Родзянко в своих показаниях следственной комиссии говорил о том, что в деле о принадлежности Распутина к секте хлыстов он видел фотографию Распутина «в монашеском клобуке и с наперсным крестом», и независимо от того, насколько это сообщение соответствовало действительности, легко объяснима резкая реакция Синода на одни только слухи о возможности рукоположения Григория во иереи, не говоря уже о пострижении в монахи.
«Мне рассказывал епископ, член синода, что в одном из секретных заседаний синода обер-прокурор Саблер, один из наиболее влиятельных сторонников Распутина, предложил синоду рукоположить Распутина в иереи, – писал в мемуарах Родзянко. – Св. синод с горячим негодованием отверг это предложение, и, несмотря на настояние Саблера, указывавшего на высокий источник этого предложения, склонить ему на свою сторону синод не удалось. При этом епископ Гермоген произнес в заседании громовую речь, изобличая всю грязную жизнь и деятельность мнимого святого старца <…> видя, что синод неумолим в вопросе о рукоположении Распутина, [Саблер] придумал некую комбинацию.
Он предложил возвести в сан епископа викарного каргопольского некоего архимандрита Варнаву, сторонника Саблера и Распутина, малообразованного монаха, бывшего до пострижения своего простым огородником. Саблер рассчитывал, что этот послушный обер-прокурору епископ исполнит его волю и рукоположит Распутина в священнический сан. Надо отдать справедливость синоду: он и против этого восстал единодушно и ответил отказом. Но Саблер не смутился. Он объяснил иерархам, что лично он тут ни при чем и что это – воля лиц, повыше его стоявших, и синод заколебался».
«Государь предложил мне поставить на обсуждение Синода вопрос о назначении епископом Варнавы, и последний Синодом во исполнение воли Государя, хотя и неохотно, но был назначен викарием Каргопольским <…> Я не знаю, был ли уже в это время Варнава знаком с Распутиным», – говорил сам Саблер на следствии.
«Выясняется, что Варнаву провел в архиереи Распутин. Синод представил его на основании письменного ходатайства еп. Никанора», – писал киевскому митрополиту Флавиану архиепископ Антоний (Храповицкий).

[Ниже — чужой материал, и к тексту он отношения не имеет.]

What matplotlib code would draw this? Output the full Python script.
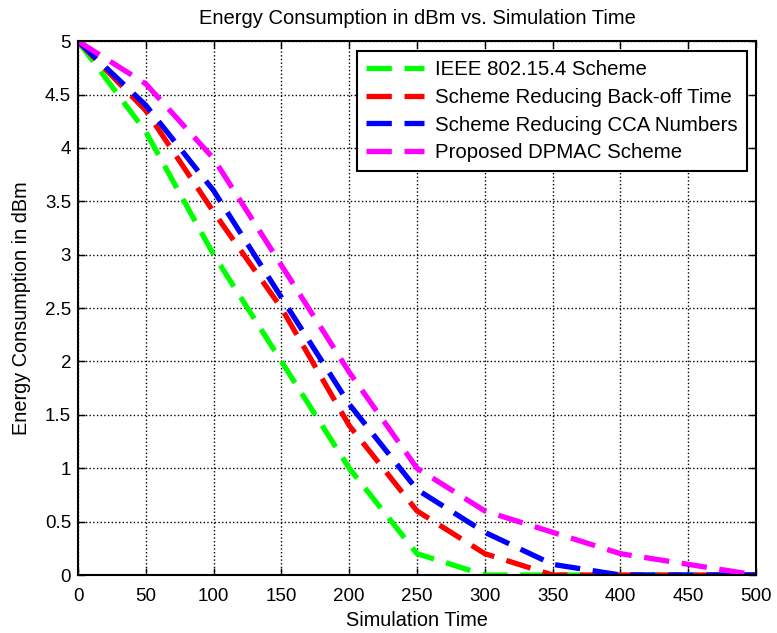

«Первоприсутствующий в синоде петербургский митрополит Антоний (Вадковский. – А. В.) был так потрясен этой интригой, что после заседания слег в постель и проболел всю зиму, не принимая участия в заседаниях синода, – вспоминал Родзянко. – В конце концов, Саблер уломал-таки большинство членов синода: под председательством епископа Сергия Финляндского, который замещал митрополита Антония, вопрос о возведении Варнавы в епископы был разрешен большинством голосов в утвердительном смысле. Епископ Гермоген остался верен себе; он не унимался, громя и обер-прокурора и малодушных членов синода, и, наконец, вызывающе покинул заседание, заявив, что не желает принимать никакого участия в этом нечестивом деле и грозя участникам постановления церковной анафемой за отсутствие в них ревности к достоинству православной церкви».
Именно саратовский епископ Гермоген и стал тем самым архиереем, кто предпринял самую отчаянную попытку защитить честь монархии и избавить русское общество от Распутина, в возвышении которого была и доля его ответственности. К Гермогену обратился и епископ Феофан, начиная борьбу со своим недавним протеже и ища союзника. «Когда нехорошие поступки Распутина стали раскрываться, Гермоген долго колебался, не зная, как отнестись к этому. Но я… написал ему письмо, чтобы он выяснил свое отношение к Распутину. Ибо если мне придется выступить против Распутина, то тогда и против него», – показывал позднее Феофан.